Di dalam rumahlah seseorang belajar bahwa iman berkaitan erat dengan Kurban Tebusan, “ini menjadi maksud daripada kurban yang terakhir ini, untuk menyebabkan datangnya belas kasihan, yang mengatasi keadilan, dan memberi jalan kepada manusia agar mereka dapat beriman kepada pertobatan” (Alma 34:15).
Tanpa dampak dari Kurban Tebusan dalam kehidupan kita adalah mustahil untuk mengembangkan jenis iman yang diperlukan bagi pertobatan, oleh karenanya kita akan tetap berada di luar jangkauan rencana belas kasih yang menakjubkan karena “kepada orang yang beriman kepada pertobatan berlaku rencana penebusan yang besar dan kekal itu” (Alma 34:16).
Pertobatan, yang perubahannya terjadi di dalam hati, adalah hasil dari kasih bagi Tuhan, yang menuntun kita untuk menjauhkan diri dari dosa dan menjadi tunduk pada kehendak-Nya, agar dapat “menjadi efektif dan diterima oleh Allah, hanya melalui Kurban Tebusan Yesus Kristus” (Guide to the Scriptures, “Repent, Repentance,” 206).
Setelah Allah menerima pertobatan kita, proses yang dijelaskan dapat membawa kita untuk berperan serta dalam tata cara-tata cara dan perjanjian-perjanjian yang berkaitan dengan hal itu, misalnya, baptisan serta penetapan. Pembaruan dari perjanjian-perjanjian tersebut terjadi jika kita secara rutin dan layak mengambil sakramen, serta kemudian kita memperoleh pengampunan atas dosa-dosa kita.

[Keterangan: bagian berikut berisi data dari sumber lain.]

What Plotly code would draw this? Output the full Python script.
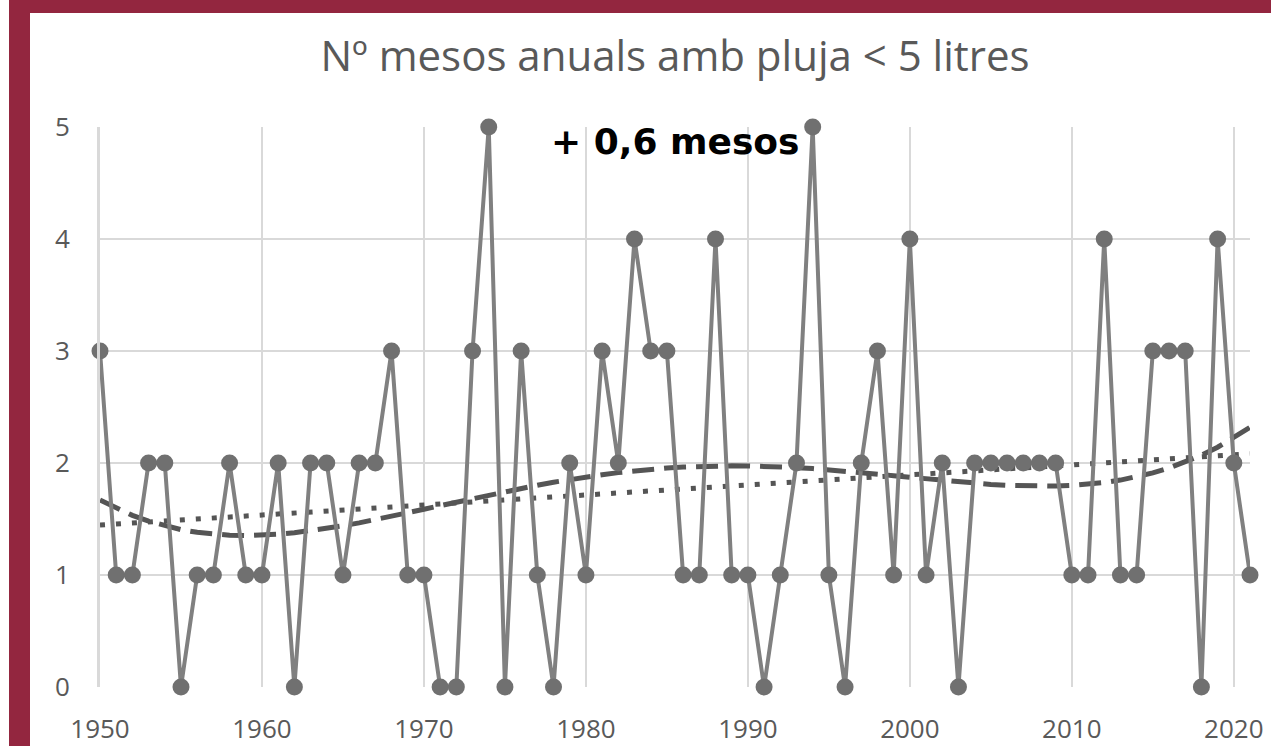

Setelah menerima pengampunan atas dosa-dosa dan berusaha mempertahankannya melalui kepatuhan terhadap perintah-perintah, kita akan menerima, sebagaimana diuraikan dalam Kitab Moroni, kelembutan, dan kerendahan hati, yang akan memungkinkan kunjungan Roh Kudus, Penghibur [akan memenuhi kita] dengan harapan dan kasih yang sempurna, kasih yang akan dipelihara melalui ketekunan yang kita berikan terhadap asas doa (lihat Moroni 8:26).
Orang yang memperoleh kelembutan dan kerendahan hati serta yang menikmati kerekanan Roh Kudus tidak akan berkeinginan untuk menyakiti orang lain, dia juga tidak akan merasa sakit hati karena kesalahan yang diterima dari orang lain. Dia akan memperlakukan pasangan dan anak-anaknya dengan kasih serta rasa hormat, dan akan memiliki hubungan yang baik terhadap semua orang yang bergaul dengannya. Dalam menjalankan kepemimpinan di Gereja, dia akan menerapkan asas-asas yang sama sebagaimana dia melakukannya di rumah, memperlihatkan bahwa tidak ada perbedaan antara siapa dirinya ketika berada di rumahnya sendiri dan siapa dirinya ketika berhubungan dengan para anggota Gereja.
Asas-asas seperti iman, pertobatan, kasih, pengampunan, dan doa, yang dijalankan dengan proses seperti yang baru saya jelaskan, menjadi penangkal yang ampuh terhadap dosa, yang dapat mewujudkan dirinya di dalam keluarga dengan cara-cara yang berbeda, misalnya amoralitas, kesombongan, kebencian, pertengkaran, perundungan, serta praktik-praktik lainnya yang mempengaruhi hubungan keluarga dan yang mengakibatkan rasa sakit, penolakan, serta retaknya hubungan keluarga.
Keputusan untuk memadukan asas-asas itu dalam kehidupan kita dan kesempatan untuk memulai proses itu kapan pun diperlukan bergantung semata pada hak pilihan kita. Itu adalah proses sederhana yang dapat dilakukan oleh semua orang. Itu berdasarkan pada asas-asas dasar Injil yang telah dan terus diterapkan dengan berhasil oleh semua orang yang menaruh kepercayaan kepada Tuhan.
Adalah tugas kita untuk terus mengajarkan asas-asas penting Injil kepada dunia yang semakin membutuhkannya di sepanjang zaman, karena: “Apakah Ia memerintahkan seseorang supaya tidak mengambil bagian dalam keselamatan-Nya? Aku berkata kepadamu: Tidak; tetapi Ia telah memberikannya dengan cuma-cuma bagi semua orang dan Ia telah memerintahkan umat-Nya supaya mereka membujuk semua orang untuk bertobat” (2 Nefi 26:27).
Saya membagikan kepada Anda kesaksian saya bahwa asas-asas ini benar. Saya bersaksi bahwa Kurban Tebusan Yesus Kristus memungkinkan hal itu menjadi bagian dalam hidup kita. Saya mengetahui hal ini karena saya bergumul bersama keluarga saya untuk hidup selaras dengan asas-asas tersebut. Dalam nama Yesus Kristus, amin.